Kieron Barley killing: Doctors failed to spot signs of child abuse

Doctors failed to detect a 22-month-old boy had suffered a broken back at the hands of his stepfather – just weeks before he brutally killed him.

Louise Barley, Craig Lewis and little Kieron Barley
Louise Barley, Craig Lewis and little Kieron Barley

Craig Lewis, 32, killed Kieron Barley after flying into a rage because the tot, who suffered from cerebral palsy, was late learning to walk.

Yesterday he was jailed for eight years for manslaughter at Birmingham Crown Court. Kieron’s mother Louise Barley, aged, 26, got 15 months after admitting child cruelty. It has also emerged that before the child’s death, doctors at Birmingham Children’s Hospital failed to detect Kieron had a broken back caused by Lewis who threw him to the ground.

The court heard how medics allowed Barley to take Kieron home after she lied about how he was injured, saying she saw him fall over when in fact she was out shopping at the time.

Despite being taken to hospital on two more occasions, doctors failed to spot Kieron’s broken spine and internal injuries and discharged him with possible gastroenteritis. On June 19, 2011, Lewis brutally attacked the child again because he was angry about the messy state of their home in Denshaw Road, Kings Heath, Birmingham.

Lewis dialled 999 claiming the youngster collapsed and he was rushed to hospital with severe bleeding on the brain, but died three days later. Prosecutor Rachel Brand QC told the court Lewis told doctors Kieron had fallen and ‘gone all floppy’ when he first dialled 999 on May 28, 2011.

She said: “Ambulance workers found Kieron agitated and screaming the place down and he was taken to Birmingham Children’s hospital.

“Dr Lewis found he had abrasions of the left shoulder, but found no tenderness and no fracture on an X-ray. He wanted to keep Kieron in overnight but was told by Louise Barley that another sibling was being looked after at home by a relative and that they had to go to work. This was a lie.”
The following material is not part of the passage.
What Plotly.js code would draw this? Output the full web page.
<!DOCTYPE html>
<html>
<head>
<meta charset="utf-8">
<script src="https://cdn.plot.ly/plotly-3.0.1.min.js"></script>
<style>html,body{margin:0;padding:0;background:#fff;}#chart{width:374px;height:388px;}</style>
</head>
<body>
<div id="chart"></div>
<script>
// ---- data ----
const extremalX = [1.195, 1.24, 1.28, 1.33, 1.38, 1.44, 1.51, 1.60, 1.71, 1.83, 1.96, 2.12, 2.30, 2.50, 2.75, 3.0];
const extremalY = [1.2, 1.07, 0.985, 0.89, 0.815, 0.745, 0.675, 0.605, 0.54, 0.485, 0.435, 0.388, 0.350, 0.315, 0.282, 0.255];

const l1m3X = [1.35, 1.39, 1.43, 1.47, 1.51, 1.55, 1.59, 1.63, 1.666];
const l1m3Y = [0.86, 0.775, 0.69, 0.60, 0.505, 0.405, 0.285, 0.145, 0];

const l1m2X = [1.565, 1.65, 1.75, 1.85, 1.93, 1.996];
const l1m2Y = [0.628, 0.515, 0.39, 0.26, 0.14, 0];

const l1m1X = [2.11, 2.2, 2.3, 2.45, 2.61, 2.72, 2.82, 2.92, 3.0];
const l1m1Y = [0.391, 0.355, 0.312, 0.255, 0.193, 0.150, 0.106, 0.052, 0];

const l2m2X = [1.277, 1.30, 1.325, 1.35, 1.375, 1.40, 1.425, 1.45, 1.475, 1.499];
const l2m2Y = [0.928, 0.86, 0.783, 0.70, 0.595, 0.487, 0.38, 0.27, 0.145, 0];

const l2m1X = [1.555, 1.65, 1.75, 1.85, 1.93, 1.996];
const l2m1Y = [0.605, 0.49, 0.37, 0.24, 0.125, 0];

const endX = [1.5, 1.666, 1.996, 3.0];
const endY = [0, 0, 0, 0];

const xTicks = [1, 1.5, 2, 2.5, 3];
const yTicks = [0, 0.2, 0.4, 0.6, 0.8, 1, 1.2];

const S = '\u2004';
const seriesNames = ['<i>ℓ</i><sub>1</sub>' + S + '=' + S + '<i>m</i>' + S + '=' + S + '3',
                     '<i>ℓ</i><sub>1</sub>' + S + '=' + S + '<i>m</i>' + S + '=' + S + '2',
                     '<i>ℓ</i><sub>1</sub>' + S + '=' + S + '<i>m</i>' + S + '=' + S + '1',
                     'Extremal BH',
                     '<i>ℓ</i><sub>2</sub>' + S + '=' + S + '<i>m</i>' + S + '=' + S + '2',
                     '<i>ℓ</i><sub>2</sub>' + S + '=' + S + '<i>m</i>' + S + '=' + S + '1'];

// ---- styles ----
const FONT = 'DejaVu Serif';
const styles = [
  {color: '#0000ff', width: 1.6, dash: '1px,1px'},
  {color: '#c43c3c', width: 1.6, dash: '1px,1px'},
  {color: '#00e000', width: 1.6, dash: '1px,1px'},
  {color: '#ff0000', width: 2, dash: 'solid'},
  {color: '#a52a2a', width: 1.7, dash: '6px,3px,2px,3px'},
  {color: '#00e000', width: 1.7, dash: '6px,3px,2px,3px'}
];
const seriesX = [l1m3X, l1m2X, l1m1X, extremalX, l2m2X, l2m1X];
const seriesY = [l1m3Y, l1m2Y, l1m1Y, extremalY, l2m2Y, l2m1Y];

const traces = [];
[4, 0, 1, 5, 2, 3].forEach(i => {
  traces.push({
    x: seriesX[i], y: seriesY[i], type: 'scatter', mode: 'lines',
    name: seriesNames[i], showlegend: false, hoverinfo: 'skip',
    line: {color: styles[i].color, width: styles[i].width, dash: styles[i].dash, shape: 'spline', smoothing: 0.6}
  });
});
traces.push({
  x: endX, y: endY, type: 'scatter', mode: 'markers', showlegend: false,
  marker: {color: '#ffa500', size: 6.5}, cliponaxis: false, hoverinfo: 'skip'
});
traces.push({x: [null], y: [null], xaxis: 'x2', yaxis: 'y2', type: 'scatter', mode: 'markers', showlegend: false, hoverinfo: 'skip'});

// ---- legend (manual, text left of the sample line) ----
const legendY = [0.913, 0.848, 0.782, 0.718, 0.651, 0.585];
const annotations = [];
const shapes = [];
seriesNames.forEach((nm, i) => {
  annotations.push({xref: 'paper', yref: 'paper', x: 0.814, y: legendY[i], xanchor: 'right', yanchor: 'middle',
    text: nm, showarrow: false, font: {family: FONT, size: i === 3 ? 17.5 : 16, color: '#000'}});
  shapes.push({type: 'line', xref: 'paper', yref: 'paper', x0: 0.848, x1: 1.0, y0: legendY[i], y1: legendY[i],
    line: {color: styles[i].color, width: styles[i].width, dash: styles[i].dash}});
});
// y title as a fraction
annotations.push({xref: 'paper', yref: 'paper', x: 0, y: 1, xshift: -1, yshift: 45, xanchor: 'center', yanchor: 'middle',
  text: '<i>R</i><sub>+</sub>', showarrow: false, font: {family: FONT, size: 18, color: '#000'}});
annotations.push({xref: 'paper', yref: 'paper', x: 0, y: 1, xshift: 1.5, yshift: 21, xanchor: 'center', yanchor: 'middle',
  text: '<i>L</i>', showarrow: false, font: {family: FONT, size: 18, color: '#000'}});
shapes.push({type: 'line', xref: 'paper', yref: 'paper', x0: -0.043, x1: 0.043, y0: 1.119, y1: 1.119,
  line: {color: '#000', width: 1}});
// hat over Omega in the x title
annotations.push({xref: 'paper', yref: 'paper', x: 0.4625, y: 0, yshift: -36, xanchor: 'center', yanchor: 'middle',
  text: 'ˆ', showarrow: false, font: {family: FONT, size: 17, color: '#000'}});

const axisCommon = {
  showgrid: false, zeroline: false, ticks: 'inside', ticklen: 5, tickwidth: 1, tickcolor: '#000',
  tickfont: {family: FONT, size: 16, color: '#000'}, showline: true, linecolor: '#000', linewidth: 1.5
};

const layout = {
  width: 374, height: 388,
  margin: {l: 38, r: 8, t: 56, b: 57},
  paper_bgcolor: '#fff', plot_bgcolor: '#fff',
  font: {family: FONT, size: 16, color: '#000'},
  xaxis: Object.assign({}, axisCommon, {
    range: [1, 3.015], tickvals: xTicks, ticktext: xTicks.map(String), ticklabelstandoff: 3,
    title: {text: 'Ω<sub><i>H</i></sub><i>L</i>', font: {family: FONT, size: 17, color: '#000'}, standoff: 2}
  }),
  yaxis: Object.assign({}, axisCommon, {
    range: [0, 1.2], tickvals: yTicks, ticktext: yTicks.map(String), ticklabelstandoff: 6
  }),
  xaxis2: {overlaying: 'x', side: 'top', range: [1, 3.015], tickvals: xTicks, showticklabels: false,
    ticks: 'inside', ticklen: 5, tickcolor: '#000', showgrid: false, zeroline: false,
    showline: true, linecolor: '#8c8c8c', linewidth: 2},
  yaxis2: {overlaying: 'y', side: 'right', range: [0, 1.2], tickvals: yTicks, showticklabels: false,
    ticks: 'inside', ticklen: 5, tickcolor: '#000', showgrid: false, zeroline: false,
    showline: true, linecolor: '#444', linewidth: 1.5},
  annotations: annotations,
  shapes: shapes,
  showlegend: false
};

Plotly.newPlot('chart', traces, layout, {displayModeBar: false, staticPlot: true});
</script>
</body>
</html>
Kieron returned to hospital on both May 29 and 30 after Barley complained that he was screaming and vomiting and was diagnosed with possible gastroenteritis.

Ms Brand added: “Examinations after death found fractures to two vertebrae and a subdural haemorrhage and a retina bleed. The fractures were around four weeks old.”
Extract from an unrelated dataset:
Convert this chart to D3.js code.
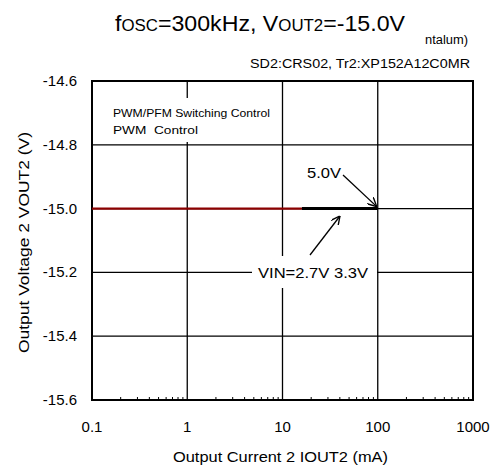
<!DOCTYPE html>
<html><head><meta charset="utf-8">
<script src="https://cdn.jsdelivr.net/npm/d3@7"></script>
<style>body{margin:0;background:#fff}svg{display:block;font-family:"Liberation Sans",Arial,sans-serif}</style>
</head><body><svg id="c" width="492" height="467"></svg>
<script>
const xTicks = [0.1, 1, 10, 100, 1000];
const xTickLabels = ["0.1", "1", "10", "100", "1000"];
const yTicks = [-14.6, -14.8, -15.0, -15.2, -15.4, -15.6];
const yTickLabels = ["-14.6", "-14.8", "-15.0", "-15.2", "-15.4", "-15.6"];
const vin27X = [0.1, 0.2, 0.5, 1, 2, 5, 10, 16];
const vin27Y = [-15.0, -15.0, -15.0, -15.0, -15.0, -15.0, -15.0, -15.0];
const vin50X = [16, 20, 50, 100];
const vin50Y = [-15.0, -15.0, -15.0, -15.0];

const svg = d3.select("#c");
const L = 92, R = 473, T = 81, B = 400;
const x = d3.scaleLog().domain([0.1, 1000]).range([L, R]);
const y = d3.scaleLinear().domain([-15.6, -14.6]).range([B, T]);

// grid
const g = svg.append("g");
g.selectAll(".vg").data(xTicks).enter().append("line")
  .attr("x1", d => x(d)).attr("x2", d => x(d)).attr("y1", T).attr("y2", B)
  .attr("stroke", "#000").attr("stroke-width", 1.3);
g.selectAll(".hg").data(yTicks).enter().append("line")
  .attr("x1", L).attr("x2", R).attr("y1", d => y(d)).attr("y2", d => y(d))
  .attr("stroke", "#000").attr("stroke-width", 1.3);

// minor ticks on bottom
const minors = [];
[0.1, 1, 10, 100].forEach(dec => { for (let k = 2; k <= 9; k++) minors.push(dec * k); });
g.selectAll(".mt").data(minors).enter().append("line")
  .attr("x1", d => x(d)).attr("x2", d => x(d)).attr("y1", B).attr("y2", B - 3)
  .attr("stroke", "#000").attr("stroke-width", 1);

// white label boxes
svg.append("rect").attr("x", 100).attr("y", 98).attr("width", 175).attr("height", 44).attr("fill", "#fff");
svg.append("rect").attr("x", 252).attr("y", 256).attr("width", 125).attr("height", 32).attr("fill", "#fff");

// frame
svg.append("rect").attr("x", L).attr("y", T).attr("width", R - L).attr("height", B - T)
  .attr("fill", "none").attr("stroke", "#000").attr("stroke-width", 2);

// series
const line = d3.line().x(d => x(d[0])).y(d => y(d[1]));
svg.append("path").datum(d3.zip(vin50X, vin50Y)).attr("d", line)
  .attr("fill", "none").attr("stroke", "#000").attr("stroke-width", 3);
svg.append("path").datum(d3.zip(vin27X, vin27Y)).attr("d", line)
  .attr("fill", "none").attr("stroke", "#8b0000").attr("stroke-width", 2.2);

// axis labels
const yAxisLabels = svg.append("g").attr("font-size", 15).attr("fill", "#000");
yAxisLabels.selectAll("text").data(yTicks).enter().append("text")
  .attr("x", 77).attr("y", d => y(d) + 5).attr("text-anchor", "end")
  .text((d, i) => yTickLabels[i]);
const xAxisLabels = svg.append("g").attr("font-size", 15);
xAxisLabels.selectAll("text").data(xTicks).enter().append("text")
  .attr("x", d => x(d)).attr("y", 432).attr("text-anchor", "middle")
  .text((d, i) => xTickLabels[i]);

svg.append("text").attr("x", 173).attr("y", 462)
  .attr("font-size", 14.5).attr("textLength", 215).attr("lengthAdjust", "spacingAndGlyphs")
  .text("Output Current 2 IOUT2 (mA)");
svg.append("text").attr("transform", "translate(29,353) rotate(-90)")
  .attr("font-size", 14.5).attr("textLength", 221).attr("lengthAdjust", "spacingAndGlyphs")
  .text("Output Voltage 2 VOUT2 (V)");

// title
svg.append("text").attr("x", 425).attr("y", 44).attr("font-size", 12.5)
  .attr("textLength", 43).attr("lengthAdjust", "spacingAndGlyphs").text("ntalum)");
const title = svg.append("text").attr("x", 115).attr("y", 31).attr("font-size", 22)
  .attr("textLength", 290).attr("lengthAdjust", "spacingAndGlyphs");
title.append("tspan").text("f");
title.append("tspan").attr("font-size", 16).text("OSC");
title.append("tspan").text("=300kHz, V");
title.append("tspan").attr("font-size", 16).text("OUT2");
title.append("tspan").text("=-15.0V");
svg.append("text").attr("x", 250).attr("y", 68).attr("font-size", 12.5)
  .attr("textLength", 220).attr("lengthAdjust", "spacingAndGlyphs")
  .text("SD2:CRS02, Tr2:XP152A12C0MR");

// annotations
svg.append("text").attr("x", 113).attr("y", 117).attr("font-size", 11)
  .attr("textLength", 157).attr("lengthAdjust", "spacingAndGlyphs").text("PWM/PFM Switching Control");
svg.append("text").attr("x", 113).attr("y", 134).attr("font-size", 11).style("white-space", "pre")
  .attr("textLength", 85).attr("lengthAdjust", "spacingAndGlyphs").text("PWM  Control");
svg.append("text").attr("x", 307).attr("y", 178).attr("font-size", 15)
  .attr("textLength", 34).attr("lengthAdjust", "spacingAndGlyphs").text("5.0V");
svg.append("text").attr("x", 258).attr("y", 278).attr("font-size", 15)
  .attr("textLength", 110).attr("lengthAdjust", "spacingAndGlyphs").text("VIN=2.7V 3.3V");

svg.append("defs").append("marker").attr("id", "ah").attr("viewBox", "0 0 10 10")
  .attr("refX", 10).attr("refY", 5).attr("markerWidth", 9).attr("markerHeight", 9)
  .attr("markerUnits", "userSpaceOnUse").attr("orient", "auto")
  .append("path").attr("d", "M0,0 L10,5 L0,10").attr("fill", "none").attr("stroke", "#000").attr("stroke-width", 1.5);
svg.append("line").attr("x1", 343).attr("y1", 175).attr("x2", x(100) - 1).attr("y2", y(-15.0) - 2)
  .attr("stroke", "#000").attr("stroke-width", 1.3).attr("marker-end", "url(#ah)");
svg.append("line").attr("x1", 310).attr("y1", 255).attr("x2", 340).attr("y2", 216)
  .attr("stroke", "#000").attr("stroke-width", 1.3).attr("marker-end", "url(#ah)");
</script></body></html>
The role of the hospital in the case will now be subject of a serious case review.

A Birmingham Children’s Hospital spokesperson said: "It is incredibly sad that this little boy’s life was cut so short. Our thoughts are with his loved ones who must be going through such a difficult time.

“The safety of our patients is our top priority and as part of our safeguarding responsibilities, we completed a full internal review which will form part of the serious case review, due to be published by Birmingham Safeguarding Children’s Board soon.

“As part of our standard emergency department procedures, on 28 May 2011, we conducted a full physical assessment of Kieron and his minor injuries were consistent with the story of a fall given by his mum and partner. To rule out any fractures, an x-ray of his shoulder was taken, which came back clear.

“As Kieron was physically mobile at the time there was no evidence to suggest to doctors that he was suffering from spinal damage. Based on his physical presentation, and the information given by his mum and partner, we are satisfied that hospital staff acted entirely appropriately."